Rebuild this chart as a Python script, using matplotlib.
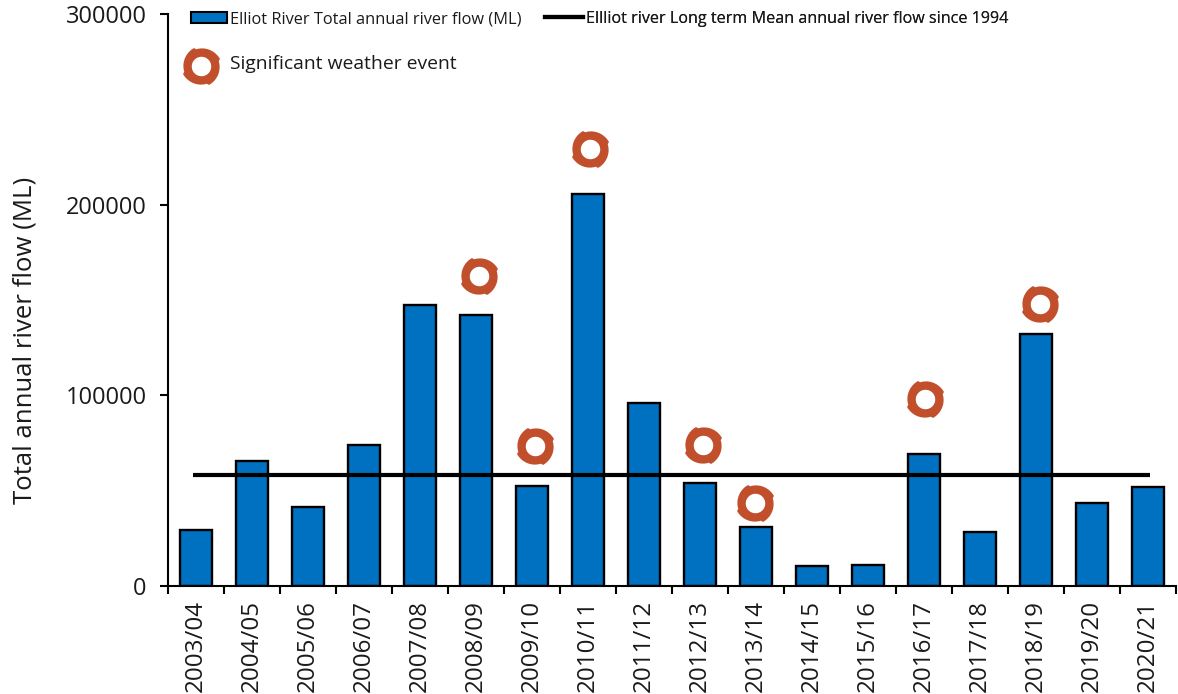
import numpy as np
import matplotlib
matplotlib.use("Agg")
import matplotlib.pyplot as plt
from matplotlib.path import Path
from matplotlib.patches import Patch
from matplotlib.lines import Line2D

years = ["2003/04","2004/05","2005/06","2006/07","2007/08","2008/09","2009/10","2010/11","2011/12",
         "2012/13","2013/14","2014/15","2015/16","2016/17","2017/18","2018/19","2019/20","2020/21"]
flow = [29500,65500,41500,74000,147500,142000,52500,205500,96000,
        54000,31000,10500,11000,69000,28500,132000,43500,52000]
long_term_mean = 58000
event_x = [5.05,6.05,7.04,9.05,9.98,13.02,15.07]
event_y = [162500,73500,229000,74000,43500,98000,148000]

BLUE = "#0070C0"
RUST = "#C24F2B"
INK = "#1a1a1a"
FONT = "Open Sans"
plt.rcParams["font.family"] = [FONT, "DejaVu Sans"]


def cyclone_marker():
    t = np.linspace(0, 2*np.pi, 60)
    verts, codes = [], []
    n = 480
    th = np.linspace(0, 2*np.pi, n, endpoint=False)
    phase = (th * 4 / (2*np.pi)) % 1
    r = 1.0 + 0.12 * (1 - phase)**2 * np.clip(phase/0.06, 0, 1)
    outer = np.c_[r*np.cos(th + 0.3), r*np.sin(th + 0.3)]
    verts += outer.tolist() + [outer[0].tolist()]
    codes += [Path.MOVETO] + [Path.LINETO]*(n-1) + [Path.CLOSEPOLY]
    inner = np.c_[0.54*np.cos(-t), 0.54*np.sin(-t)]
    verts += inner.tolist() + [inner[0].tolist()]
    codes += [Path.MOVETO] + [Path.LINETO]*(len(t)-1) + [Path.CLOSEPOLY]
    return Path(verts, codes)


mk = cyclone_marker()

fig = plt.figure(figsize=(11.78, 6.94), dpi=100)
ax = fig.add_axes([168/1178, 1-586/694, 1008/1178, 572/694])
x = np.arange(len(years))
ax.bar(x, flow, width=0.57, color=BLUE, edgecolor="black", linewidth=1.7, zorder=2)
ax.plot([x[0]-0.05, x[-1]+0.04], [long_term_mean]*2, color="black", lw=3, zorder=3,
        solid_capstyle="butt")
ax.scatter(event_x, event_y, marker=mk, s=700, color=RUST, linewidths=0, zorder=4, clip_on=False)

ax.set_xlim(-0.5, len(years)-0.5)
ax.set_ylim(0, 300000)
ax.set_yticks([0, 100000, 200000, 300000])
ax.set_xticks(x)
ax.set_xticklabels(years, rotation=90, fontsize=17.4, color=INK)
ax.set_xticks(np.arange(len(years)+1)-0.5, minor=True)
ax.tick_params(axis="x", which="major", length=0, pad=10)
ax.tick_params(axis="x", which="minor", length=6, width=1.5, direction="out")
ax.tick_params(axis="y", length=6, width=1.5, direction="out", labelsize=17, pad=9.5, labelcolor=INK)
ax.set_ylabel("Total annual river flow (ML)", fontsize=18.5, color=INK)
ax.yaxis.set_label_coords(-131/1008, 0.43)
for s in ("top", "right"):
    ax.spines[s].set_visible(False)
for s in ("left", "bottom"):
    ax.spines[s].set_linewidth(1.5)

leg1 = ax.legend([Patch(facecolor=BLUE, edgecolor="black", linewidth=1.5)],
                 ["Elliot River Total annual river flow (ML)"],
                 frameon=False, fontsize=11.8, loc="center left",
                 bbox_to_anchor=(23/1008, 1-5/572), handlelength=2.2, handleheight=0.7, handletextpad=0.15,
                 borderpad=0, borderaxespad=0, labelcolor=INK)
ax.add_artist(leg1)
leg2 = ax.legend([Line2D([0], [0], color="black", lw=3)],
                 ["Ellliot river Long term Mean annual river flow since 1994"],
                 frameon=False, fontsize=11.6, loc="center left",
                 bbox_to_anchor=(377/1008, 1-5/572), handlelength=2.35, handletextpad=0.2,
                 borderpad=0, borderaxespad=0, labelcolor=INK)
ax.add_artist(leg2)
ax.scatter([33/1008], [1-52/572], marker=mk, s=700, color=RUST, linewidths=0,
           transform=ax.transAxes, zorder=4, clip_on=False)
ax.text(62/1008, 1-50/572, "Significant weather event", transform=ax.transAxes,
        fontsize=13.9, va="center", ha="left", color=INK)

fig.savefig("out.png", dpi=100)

■ ■ ■ ■ ■

The data above needs to be retyped exactly, with the images left out.

Rebuild this chart as a Python script, using matplotlib.
import numpy as np
import matplotlib
matplotlib.use("Agg")
import matplotlib.pyplot as plt
from matplotlib.path import Path
from matplotlib.patches import Patch
from matplotlib.lines import Line2D

years = ["2003/04","2004/05","2005/06","2006/07","2007/08","2008/09","2009/10","2010/11","2011/12",
         "2012/13","2013/14","2014/15","2015/16","2016/17","2017/18","2018/19","2019/20","2020/21"]
flow = [29500,65500,41500,74000,147500,142000,52500,205500,96000,
        54000,31000,10500,11000,69000,28500,132000,43500,52000]
long_term_mean = 58000
event_x = [5.05,6.05,7.04,9.05,9.98,13.02,15.07]
event_y = [162500,73500,229000,74000,43500,98000,148000]

BLUE = "#0070C0"
RUST = "#C24F2B"
INK = "#1a1a1a"
FONT = "Open Sans"
plt.rcParams["font.family"] = [FONT, "DejaVu Sans"]


def cyclone_marker():
    t = np.linspace(0, 2*np.pi, 60)
    verts, codes = [], []
    n = 480
    th = np.linspace(0, 2*np.pi, n, endpoint=False)
    phase = (th * 4 / (2*np.pi)) % 1
    r = 1.0 + 0.12 * (1 - phase)**2 * np.clip(phase/0.06, 0, 1)
    outer = np.c_[r*np.cos(th + 0.3), r*np.sin(th + 0.3)]
    verts += outer.tolist() + [outer[0].tolist()]
    codes += [Path.MOVETO] + [Path.LINETO]*(n-1) + [Path.CLOSEPOLY]
    inner = np.c_[0.54*np.cos(-t), 0.54*np.sin(-t)]
    verts += inner.tolist() + [inner[0].tolist()]
    codes += [Path.MOVETO] + [Path.LINETO]*(len(t)-1) + [Path.CLOSEPOLY]
    return Path(verts, codes)


mk = cyclone_marker()

fig = plt.figure(figsize=(11.78, 6.94), dpi=100)
ax = fig.add_axes([168/1178, 1-586/694, 1008/1178, 572/694])
x = np.arange(len(years))
ax.bar(x, flow, width=0.57, color=BLUE, edgecolor="black", linewidth=1.7, zorder=2)
ax.plot([x[0]-0.05, x[-1]+0.04], [long_term_mean]*2, color="black", lw=3, zorder=3,
        solid_capstyle="butt")
ax.scatter(event_x, event_y, marker=mk, s=700, color=RUST, linewidths=0, zorder=4, clip_on=False)

ax.set_xlim(-0.5, len(years)-0.5)
ax.set_ylim(0, 300000)
ax.set_yticks([0, 100000, 200000, 300000])
ax.set_xticks(x)
ax.set_xticklabels(years, rotation=90, fontsize=17.4, color=INK)
ax.set_xticks(np.arange(len(years)+1)-0.5, minor=True)
ax.tick_params(axis="x", which="major", length=0, pad=10)
ax.tick_params(axis="x", which="minor", length=6, width=1.5, direction="out")
ax.tick_params(axis="y", length=6, width=1.5, direction="out", labelsize=17, pad=9.5, labelcolor=INK)
ax.set_ylabel("Total annual river flow (ML)", fontsize=18.5, color=INK)
ax.yaxis.set_label_coords(-131/1008, 0.43)
for s in ("top", "right"):
    ax.spines[s].set_visible(False)
for s in ("left", "bottom"):
    ax.spines[s].set_linewidth(1.5)

leg1 = ax.legend([Patch(facecolor=BLUE, edgecolor="black", linewidth=1.5)],
                 ["Elliot River Total annual river flow (ML)"],
                 frameon=False, fontsize=11.8, loc="center left",
                 bbox_to_anchor=(23/1008, 1-5/572), handlelength=2.2, handleheight=0.7, handletextpad=0.15,
                 borderpad=0, borderaxespad=0, labelcolor=INK)
ax.add_artist(leg1)
leg2 = ax.legend([Line2D([0], [0], color="black", lw=3)],
                 ["Ellliot river Long term Mean annual river flow since 1994"],
                 frameon=False, fontsize=11.6, loc="center left",
                 bbox_to_anchor=(377/1008, 1-5/572), handlelength=2.35, handletextpad=0.2,
                 borderpad=0, borderaxespad=0, labelcolor=INK)
ax.add_artist(leg2)
ax.scatter([33/1008], [1-52/572], marker=mk, s=700, color=RUST, linewidths=0,
           transform=ax.transAxes, zorder=4, clip_on=False)
ax.text(62/1008, 1-50/572, "Significant weather event", transform=ax.transAxes,
        fontsize=13.9, va="center", ha="left", color=INK)

fig.savefig("out.png", dpi=100)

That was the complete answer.